Containers – motivation

So unique_ptr is a useful single-ownership smart pointer. But what makes it really shine (especially when compared to auto_ptr) is that it can be used in standard containers.

Why is it so important to be able to place smart pointers into containers? Because holding objects by value is sometimes very expensive. Containers, especially when coupled with algorithms, tend to move objects around. Large objects are expensive to copy, hence we’d like to keep pointers to objects inside containers instead.

What follows is a very simplistic example that demonstrates this. It shows how much more expensive it is to sort a vector of large objects that are stored by value, than it is when they’re stored by pointer [3].

First, let’s create a synthetic "large" object that has well defined ordering properties by some numeric ID:

struct SomeLargeData {
    SomeLargeData(int id_)
        : id(id_)
    {}
    int id;
    int arr[100];
};

We also need a function to compare two such objects. Actually, we need two – one for a container that holds object by value, and another for the by-pointer version:

bool compare_by_value(const SomeLargeData& a, const SomeLargeData& b) {
    return a.id < b.id;
}

bool compare_by_ptr(const SomeLargeData* a, const SomeLargeData* b) {
    return a->id < b->id;
}

Let’s now create two vectors and populate them with random objects:

vector<SomeLargeData> vec_byval;
vector<SomeLargeData*> vec_byptr;

for (int i = 0; i < n; ++i) {
    int id = rand() % 500000;
    vec_byval.push_back(SomeLargeData(id));
    vec_byptr.push_back(new SomeLargeData(id));
}

Finally, we’ll sort the two vectors with the standard sort algorithm, and measure the runtime for some large n:

sort(vec_byval.begin(), vec_byval.end(), compare_by_value);
sort(vec_byptr.begin(), vec_byptr.end(), compare_by_ptr);

The timing results I get are quite consistent – the by-pointer sorting is 2-3x faster than the by-value sorting [4]. That’s a very significant difference, and it’s all due to the copying sort has to do for moving the objects around inside the container.

So holding objects of non-trivial size inside standard containers is not a good idea in terms of performance. But holding raw pointers to them is also not so great, because of all the safety issues that come with raw pointers. The container can’t own the pointed objects because its destructor will just "destruct" the pointer, which does nothing. So the calling code has to own the actual objects which are being shuffled around by the container. Add exceptions and/or early returns to the mix, and this is a recipe for memory leaks or even worse problems.

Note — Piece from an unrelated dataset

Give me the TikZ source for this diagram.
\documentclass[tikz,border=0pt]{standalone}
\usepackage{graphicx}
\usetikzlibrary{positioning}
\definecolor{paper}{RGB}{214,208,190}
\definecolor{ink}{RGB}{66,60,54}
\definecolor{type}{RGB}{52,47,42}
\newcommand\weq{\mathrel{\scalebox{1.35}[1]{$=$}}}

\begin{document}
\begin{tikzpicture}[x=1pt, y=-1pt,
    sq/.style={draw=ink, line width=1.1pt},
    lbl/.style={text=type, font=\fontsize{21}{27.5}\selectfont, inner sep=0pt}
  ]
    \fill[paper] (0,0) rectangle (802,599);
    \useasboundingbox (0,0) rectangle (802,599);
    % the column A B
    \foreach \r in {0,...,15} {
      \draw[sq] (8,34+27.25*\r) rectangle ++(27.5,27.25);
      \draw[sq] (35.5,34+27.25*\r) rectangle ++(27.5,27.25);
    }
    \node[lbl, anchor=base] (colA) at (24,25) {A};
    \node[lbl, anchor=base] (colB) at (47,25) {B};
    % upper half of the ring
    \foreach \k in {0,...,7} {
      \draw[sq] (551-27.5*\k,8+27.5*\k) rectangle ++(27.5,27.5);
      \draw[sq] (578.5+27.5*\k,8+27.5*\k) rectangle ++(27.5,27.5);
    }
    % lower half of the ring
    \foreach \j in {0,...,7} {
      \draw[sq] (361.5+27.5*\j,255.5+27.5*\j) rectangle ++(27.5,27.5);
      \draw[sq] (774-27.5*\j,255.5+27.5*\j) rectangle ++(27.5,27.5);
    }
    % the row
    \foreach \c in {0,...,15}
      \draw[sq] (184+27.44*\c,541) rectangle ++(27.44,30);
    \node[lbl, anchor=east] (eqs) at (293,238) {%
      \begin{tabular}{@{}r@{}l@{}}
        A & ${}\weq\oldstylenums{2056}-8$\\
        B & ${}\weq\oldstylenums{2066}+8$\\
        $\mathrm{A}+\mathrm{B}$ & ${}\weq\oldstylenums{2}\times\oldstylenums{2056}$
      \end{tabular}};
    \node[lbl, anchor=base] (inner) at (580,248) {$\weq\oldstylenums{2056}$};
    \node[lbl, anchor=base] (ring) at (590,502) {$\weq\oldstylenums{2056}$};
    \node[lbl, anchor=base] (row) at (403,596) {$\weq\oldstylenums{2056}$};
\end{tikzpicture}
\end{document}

What we’d really like to do is let our objects be managed by a smart pointer and put that into a container. This would guarantee a clean ownership strategy – the container destroys its contents when it gets destroyed itself – just the way it should be. This is why unique_ptr is so exciting.

Containers of unique_ptr

Adapting the by-pointer version of the code above to hold unique_ptr is very simple. First, we need another comparison function:

bool compare_by_uniqptr(const unique_ptr<SomeLargeData>& a,
                        const unique_ptr<SomeLargeData>& b) {
    return a->id < b->id;
}

And then we just need to create the vector, populate it and then sort it, similarly to the way we’ve done for the other vectors:

vector<unique_ptr<SomeLargeData>> vec_byuniqptr;

for (int i = 0; i < n; ++i) {
    int id = rand() % 500000;
    // ...
    vec_byuniqptr.push_back(
        unique_ptr<SomeLargeData>(new SomeLargeData(id)));
}

sort(vec_byuniqptr.begin(), vec_byuniqptr.end(), compare_by_uniqptr);

That’s it! And the performance? Almost identical to the by-pointer version (I measured differences of 1-5%, depending on the data).

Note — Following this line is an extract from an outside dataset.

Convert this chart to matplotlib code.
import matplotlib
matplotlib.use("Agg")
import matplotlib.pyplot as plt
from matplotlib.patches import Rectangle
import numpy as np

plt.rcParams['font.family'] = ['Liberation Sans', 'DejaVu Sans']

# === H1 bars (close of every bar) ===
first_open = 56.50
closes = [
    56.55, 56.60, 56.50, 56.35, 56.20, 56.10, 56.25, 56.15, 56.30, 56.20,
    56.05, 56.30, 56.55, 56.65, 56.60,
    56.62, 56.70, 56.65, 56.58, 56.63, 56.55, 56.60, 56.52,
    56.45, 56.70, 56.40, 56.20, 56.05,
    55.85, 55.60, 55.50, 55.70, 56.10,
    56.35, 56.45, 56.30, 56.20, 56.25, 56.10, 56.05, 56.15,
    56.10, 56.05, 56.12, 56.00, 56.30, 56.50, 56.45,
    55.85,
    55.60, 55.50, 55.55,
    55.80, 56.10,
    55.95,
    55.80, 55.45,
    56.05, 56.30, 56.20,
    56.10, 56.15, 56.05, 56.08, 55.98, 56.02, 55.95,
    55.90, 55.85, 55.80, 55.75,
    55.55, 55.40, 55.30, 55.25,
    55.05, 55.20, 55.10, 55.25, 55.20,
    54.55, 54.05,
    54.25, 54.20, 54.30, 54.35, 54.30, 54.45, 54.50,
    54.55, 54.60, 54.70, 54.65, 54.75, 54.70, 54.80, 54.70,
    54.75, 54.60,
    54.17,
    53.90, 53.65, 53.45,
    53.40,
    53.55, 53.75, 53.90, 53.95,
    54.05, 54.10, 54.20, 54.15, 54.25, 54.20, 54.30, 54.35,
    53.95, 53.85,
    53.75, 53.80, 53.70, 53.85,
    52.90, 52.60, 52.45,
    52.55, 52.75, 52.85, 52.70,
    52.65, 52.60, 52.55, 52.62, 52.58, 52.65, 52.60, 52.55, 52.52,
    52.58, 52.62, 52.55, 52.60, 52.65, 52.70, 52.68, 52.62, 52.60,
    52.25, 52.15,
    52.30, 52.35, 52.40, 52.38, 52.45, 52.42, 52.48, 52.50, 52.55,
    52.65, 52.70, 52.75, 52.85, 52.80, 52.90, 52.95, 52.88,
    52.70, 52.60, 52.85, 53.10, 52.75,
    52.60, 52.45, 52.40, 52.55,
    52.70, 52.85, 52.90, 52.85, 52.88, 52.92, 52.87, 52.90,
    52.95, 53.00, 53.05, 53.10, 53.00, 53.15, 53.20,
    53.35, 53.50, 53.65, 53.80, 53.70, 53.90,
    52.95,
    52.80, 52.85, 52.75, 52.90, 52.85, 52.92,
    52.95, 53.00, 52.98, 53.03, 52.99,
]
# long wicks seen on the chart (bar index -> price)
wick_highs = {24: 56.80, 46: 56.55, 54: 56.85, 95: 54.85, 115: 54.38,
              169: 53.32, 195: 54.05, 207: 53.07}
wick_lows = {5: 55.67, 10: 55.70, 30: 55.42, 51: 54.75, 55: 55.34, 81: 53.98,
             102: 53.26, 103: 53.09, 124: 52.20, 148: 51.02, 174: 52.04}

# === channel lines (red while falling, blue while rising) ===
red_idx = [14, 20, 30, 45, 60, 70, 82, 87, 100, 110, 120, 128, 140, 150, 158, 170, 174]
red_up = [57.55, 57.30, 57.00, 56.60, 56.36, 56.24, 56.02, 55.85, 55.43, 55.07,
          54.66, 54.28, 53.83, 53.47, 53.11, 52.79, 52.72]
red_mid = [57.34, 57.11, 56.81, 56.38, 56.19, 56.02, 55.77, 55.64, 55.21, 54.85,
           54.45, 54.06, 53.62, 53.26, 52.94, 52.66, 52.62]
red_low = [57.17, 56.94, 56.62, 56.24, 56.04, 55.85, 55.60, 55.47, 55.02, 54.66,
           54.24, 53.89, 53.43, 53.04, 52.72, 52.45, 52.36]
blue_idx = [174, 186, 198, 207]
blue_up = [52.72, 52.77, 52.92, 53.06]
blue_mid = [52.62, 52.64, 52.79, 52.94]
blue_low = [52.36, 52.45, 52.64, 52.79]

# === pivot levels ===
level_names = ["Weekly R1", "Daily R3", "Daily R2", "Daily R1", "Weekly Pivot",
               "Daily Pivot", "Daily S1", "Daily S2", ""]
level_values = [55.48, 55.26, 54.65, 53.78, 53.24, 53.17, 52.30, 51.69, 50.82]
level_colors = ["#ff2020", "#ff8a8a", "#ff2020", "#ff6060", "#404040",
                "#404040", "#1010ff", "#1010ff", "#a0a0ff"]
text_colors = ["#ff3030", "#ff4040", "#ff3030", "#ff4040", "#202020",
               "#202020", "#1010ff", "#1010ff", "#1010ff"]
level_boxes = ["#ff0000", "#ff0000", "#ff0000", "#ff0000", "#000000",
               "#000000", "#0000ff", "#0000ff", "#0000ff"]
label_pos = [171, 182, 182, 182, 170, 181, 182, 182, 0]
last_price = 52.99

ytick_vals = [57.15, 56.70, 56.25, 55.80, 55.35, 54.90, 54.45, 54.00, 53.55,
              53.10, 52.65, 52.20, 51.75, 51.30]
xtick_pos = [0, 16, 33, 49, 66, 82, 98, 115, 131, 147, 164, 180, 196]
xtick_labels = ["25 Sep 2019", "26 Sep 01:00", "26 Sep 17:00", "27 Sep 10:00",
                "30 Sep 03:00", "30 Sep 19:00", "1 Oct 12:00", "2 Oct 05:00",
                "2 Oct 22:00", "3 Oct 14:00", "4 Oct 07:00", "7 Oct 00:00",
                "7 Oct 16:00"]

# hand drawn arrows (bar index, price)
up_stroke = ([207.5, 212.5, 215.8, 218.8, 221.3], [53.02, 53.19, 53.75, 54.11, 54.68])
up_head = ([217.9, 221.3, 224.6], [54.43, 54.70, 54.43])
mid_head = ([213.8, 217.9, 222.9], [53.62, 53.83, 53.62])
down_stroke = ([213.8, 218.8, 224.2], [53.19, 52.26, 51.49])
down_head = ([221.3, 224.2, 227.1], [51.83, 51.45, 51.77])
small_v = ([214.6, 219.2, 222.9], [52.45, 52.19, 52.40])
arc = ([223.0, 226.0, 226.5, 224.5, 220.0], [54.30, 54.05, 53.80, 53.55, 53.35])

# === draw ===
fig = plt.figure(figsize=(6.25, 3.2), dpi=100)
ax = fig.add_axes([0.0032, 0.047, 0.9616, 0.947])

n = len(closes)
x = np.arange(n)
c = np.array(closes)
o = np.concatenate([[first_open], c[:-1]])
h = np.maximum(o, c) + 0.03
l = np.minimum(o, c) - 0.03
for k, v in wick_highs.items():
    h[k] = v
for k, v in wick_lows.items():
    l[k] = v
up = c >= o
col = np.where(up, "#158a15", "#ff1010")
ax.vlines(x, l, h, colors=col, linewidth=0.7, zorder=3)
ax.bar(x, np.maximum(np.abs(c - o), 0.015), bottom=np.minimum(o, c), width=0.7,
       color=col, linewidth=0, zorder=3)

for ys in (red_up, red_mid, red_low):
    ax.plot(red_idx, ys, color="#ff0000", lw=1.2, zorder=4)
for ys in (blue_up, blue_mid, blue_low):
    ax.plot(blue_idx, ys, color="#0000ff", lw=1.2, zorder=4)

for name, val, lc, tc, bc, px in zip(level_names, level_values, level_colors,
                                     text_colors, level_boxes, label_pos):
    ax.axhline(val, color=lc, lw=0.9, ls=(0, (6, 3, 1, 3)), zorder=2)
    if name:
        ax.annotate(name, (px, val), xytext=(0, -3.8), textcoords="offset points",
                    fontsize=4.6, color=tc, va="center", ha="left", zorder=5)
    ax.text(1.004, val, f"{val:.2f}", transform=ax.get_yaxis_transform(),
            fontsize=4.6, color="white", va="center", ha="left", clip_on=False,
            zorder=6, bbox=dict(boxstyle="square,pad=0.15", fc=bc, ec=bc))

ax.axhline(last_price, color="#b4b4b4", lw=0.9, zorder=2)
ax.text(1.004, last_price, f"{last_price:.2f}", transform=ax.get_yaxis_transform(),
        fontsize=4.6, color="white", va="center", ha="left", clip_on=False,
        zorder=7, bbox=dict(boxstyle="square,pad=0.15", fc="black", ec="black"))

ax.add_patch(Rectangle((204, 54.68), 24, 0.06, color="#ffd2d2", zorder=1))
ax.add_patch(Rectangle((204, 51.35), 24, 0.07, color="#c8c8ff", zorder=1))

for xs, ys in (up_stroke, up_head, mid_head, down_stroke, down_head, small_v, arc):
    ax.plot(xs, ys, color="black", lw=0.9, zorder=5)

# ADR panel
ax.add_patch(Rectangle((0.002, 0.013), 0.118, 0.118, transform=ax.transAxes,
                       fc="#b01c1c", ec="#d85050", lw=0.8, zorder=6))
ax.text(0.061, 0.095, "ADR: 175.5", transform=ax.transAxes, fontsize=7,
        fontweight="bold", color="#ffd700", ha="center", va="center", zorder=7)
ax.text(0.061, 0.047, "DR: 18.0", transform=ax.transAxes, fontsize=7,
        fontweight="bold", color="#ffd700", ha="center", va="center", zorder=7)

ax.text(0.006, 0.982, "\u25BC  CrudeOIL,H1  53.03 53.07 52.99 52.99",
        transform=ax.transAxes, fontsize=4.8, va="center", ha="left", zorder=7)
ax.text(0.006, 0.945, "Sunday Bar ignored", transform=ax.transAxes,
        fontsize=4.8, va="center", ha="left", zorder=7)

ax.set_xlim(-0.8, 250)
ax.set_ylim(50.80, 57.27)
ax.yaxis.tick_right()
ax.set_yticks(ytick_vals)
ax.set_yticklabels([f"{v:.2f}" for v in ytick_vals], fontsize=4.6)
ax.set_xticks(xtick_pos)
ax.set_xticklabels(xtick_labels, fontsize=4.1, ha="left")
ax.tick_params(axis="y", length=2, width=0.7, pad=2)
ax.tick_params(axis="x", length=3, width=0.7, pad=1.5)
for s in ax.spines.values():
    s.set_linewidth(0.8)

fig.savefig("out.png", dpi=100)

What about shared pointers?

Another smart pointer C++11 brings with it is the shared_ptr/weak_ptr pair, implementing a reference-counted approach to shared ownership. While much more flexible than unique_ptr, shared_ptr is slower and consumes more memory; managing the reference count is not free [5].

Which one to use depends on your exact needs, but I agree with Herb Sutter’s proposal of using unique_ptr by default and switching to shared_ptr if the need arises.

In addition, it is my personal opinion that preferring unique_ptr imposes a certain memory management discipline on the code, since you know at each point exactly who owns what. Shared pointers give you a sense of security you can over-use and end up with reference leaks, which are tricky to debug (just like when writing Python C extension code). Moreover, shared pointers signal the intention of APIs less clearly than owning pointers. When some factory returns a shared pointer, does it mean it keeps a reference to the object too? With an owning pointer, the API is self documenting (source returns a unique_ptr? then source is for sure giving away ownership). With a shared pointer, it does not, and need external documentation to clarify.

Conclusion

I have mentioned how rvalue references and move semantics can make code more efficient with C++11. unique_ptr is another great example that makes me want to use a C++11-capable compiler as soon as possible.

unique_ptr provides an excellent mix of efficiency and safe memory management. IMHO it’s a great example of how several ideas in language design interact to create a whole that is larger than its parts.